LOUDON, N.H. — Tony Stewart and Ryan Newman made their first stop in New Hampshire a race to remember.
1-2 start. 1-2 finish.
Do it again this weekend and there’s little doubt the Stewart-Haas Racing teammates will solidify themselves as two of the drivers to beat in the Chase for the Sprint Cup championship. Each Chase weekend, the number of true contenders seems to shrink by a driver or two. Stewart and Newman are both back at one of their strongest tracks and both are coming off outstanding finishes in the Chase opener to position themselves in the thick of the hunt.
Stewart, a two-time Cup champion, had tried to tell anyone who would listen he wasn’t a contender for this year’s championship. He called this season “a miserable year,” even though Smoke qualified for the Chase and had three top-10s in the final four races leading up to the 10-race playoff.

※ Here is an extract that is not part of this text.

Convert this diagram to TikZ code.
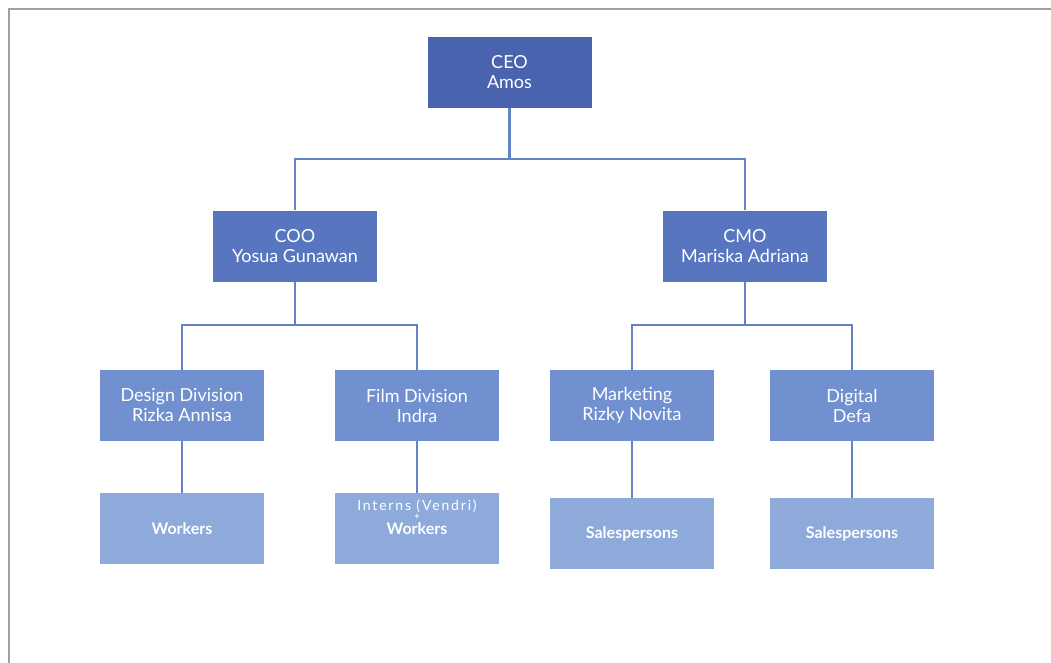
\documentclass[tikz,border=0pt]{standalone}
\usepackage{fontspec}
\setmainfont{Lato}
\usepackage{tikz}
\usetikzlibrary{positioning}

\definecolor{boxone}{HTML}{4A63AE}
\definecolor{boxtwo}{HTML}{5876BF}
\definecolor{boxthree}{HTML}{7190CF}
\definecolor{boxfour}{HTML}{8DAADB}
\definecolor{linkblue}{HTML}{6384C4}
\definecolor{framegray}{HTML}{A0A0A0}

\tikzset{
  post/.style={rectangle, minimum width=164pt, minimum height=71pt, inner sep=0pt,
    text=white, align=center, font=\fontsize{18}{20}\selectfont},
  staff/.style={post, font=\bfseries\fontsize{16}{18}\selectfont},
  link/.style={linkblue, line width=2.2pt}
}

\begin{document}
\begin{tikzpicture}[x=1pt, y=-1pt]
      \useasboundingbox[fill=white] (0,0) rectangle (1051,663);
      \draw[framegray, line width=2pt] (8.5,663) -- (8.5,9.5) -- (1051,9.5);

      \node[post, fill=boxone] (ceo) at (509.5,72.5) {CEO\\Amos};
      \node[post, fill=boxtwo] (coo) at (295,246) {COO\\Yosua Gunawan};
      \node[post, fill=boxtwo] (cmo) at (745,246) {CMO\\Mariska Adriana};

      \node[post, fill=boxthree] (design) at (182,405.5) {Design Division\\Rizka Annisa};
      \node[post, fill=boxthree] (film) at (417,405.5) {Film Division\\Indra};
      \node[post, fill=boxthree] (marketing) at (632,405.5) {Marketing\\Rizky Novita};
      \node[post, fill=boxthree] (digital) at (852,405.5) {Digital\\Defa};

      \node[staff, fill=boxfour] (workers) at (182,528.5) {Workers};
      \node[staff, fill=boxfour] (interns) at (417,528.5)
        {{\mdseries\fontsize{14}{15}\selectfont\addfontfeatures{LetterSpace=13}Interns (Vendri)}\\[-9pt]
         {\fontsize{9}{9}\selectfont +}\\[-3pt]Workers\\[0pt]\strut};
      \node[staff, fill=boxfour] (salesa) at (632,533.5) {Salespersons};
      \node[staff, fill=boxfour] (salesb) at (852,533.5) {Salespersons};

      \coordinate (topbus) at (0,159);
      \coordinate (leftbus) at (0,325);
      \coordinate (rightbus) at (0,325);

      \draw[link] (ceo.south) -- (ceo.south|-topbus) -| (coo.north);
      \draw[link] (ceo.south|-topbus) -| (cmo.north);
      \draw[link] (coo.south) -- (coo.south|-leftbus) -| (design.north);
      \draw[link] (coo.south|-leftbus) -| (film.north);
      \draw[link] (cmo.south) -- (cmo.south|-rightbus) -| (marketing.north);
      \draw[link] (cmo.south|-rightbus) -| (digital.north);

      \draw[link] (design) -- (workers);
      \draw[link] (film) -- (interns);
      \draw[link] (marketing) -- (salesa);
      \draw[link] (digital) -- (salesb);
\end{tikzpicture}
\end{document}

Even if his confidence sagged, his team kept the faith.
He opened the Chase with a sensational run at Chicagoland Speedway and won his first race of the season.
So much for not being a contender.
“We’ve got a group of guys that no matter how bad it’s been this year and how low I’ve got with it, they’ve never given up,” Stewart said Friday. “They’ve never quit. It defines our organization as far as what our group of people are capable of and they fight to the end.
Last week was a situation that showed that no matter how bad our year has been, this team is not going to give up and this organization’s not giving up.”
Stewart shot to second place in the points standings and is a measly seven points behind leader Kevin Harvick. Newman was eighth last week and his seventh-place spot in the standings sees him only 14 points out of first.
“It was a great feeling knowing that we had two cars that were capable of winning,” Newman said.
Sounds like the July race at New Hampshire.
Stewart called the dominant trip a “dream weekend” and not even the usually gruff driver had any reason to complain. Stewart-Haas Racing pulled off its first career 1-2 start and finish. Newman won from the pole and Stewart qualified second and finished second.
No set of teammates had started 1-2 and finished 1-2 since the 1989 Daytona 500. The last time teammates qualified 1-2 and finished in the same order was in 1957 at North Wilkesboro Speedway.
“You love coming back here after that,” Stewart said.
Both drivers love coming to New Hampshire — bumped this season from leadoff to second in the Chase pecking order — where they’ve enjoyed great success. Stewart has 13 top-fives at New Hampshire and two career victories. Newman has 13 career top-10 finishes and two wins at New Hampshire.
“That does not mean we are going to come back and do the same things we did at the first race, but I feel like we will have a good opportunity,” Newman said.
The key is keeping the run going — never a guarantee in the unpredictable NASCAR weekends.
“We’ve had days where we were really good and the next week totally terrible,” Stewart said. “It shows that you have to take it a week at a time. I’m not worried about how big of a threat I think I am or anybody else thinks we are.”
Oh, he’s a threat.
Even as Stewart discounted his chances, his fellow drivers always knew Smoke was in the pack somewhere lurking, ready to make his move.
For Carl Edwards, it was three races ago at Atlanta, where Stewart turned a 20th-place start into a third-place finish.
“He was just marching forward and I thought, ‘Man, they’ve got something here,”’ Edwards said. “I think Tony is obviously a great race car driver. He’s been through championship battles and won them. He’s not going to make mistakes.”
Stewart’s only miscue may have been taking himself out of the title picture. And only he knows if there was some gamesmanship involved in those public declarations. There’s no denying the very public results.
“I have felt like if the No. 14 makes the Chase he’s a threat,” five-time defending champion Jimmie Johnson said.
Even in eighth place in the points standings, Johnson is the driver Stewart, Newman and the other nine drivers in the field all have their sights on. Wresting the championship away from Johnson comes down to near-flawless racing from a driver over the final 10 races.
Stewart knows one win won’t define the 10 races.
“It just means that we are off to a good start for this year’s Chase,” he said.
In Friday’s qualifying, Newman was the last car out and the fastest on the track, turning a lap of 135.002 mph to win the pole.
Newman almost didn’t take a qualifying run Friday. Rain delayed qualifying with five cars left. Newman made it worth the wait.
Red Bull Racing drivers Kasey Kahne was second and Brian Vickers was third. Greg Biffle and Kurt Busch round out the top five.
Had rain wiped out qualifying, the field would have been set on practice times. Busch struggled early Friday and would have started in the 30s had that happened.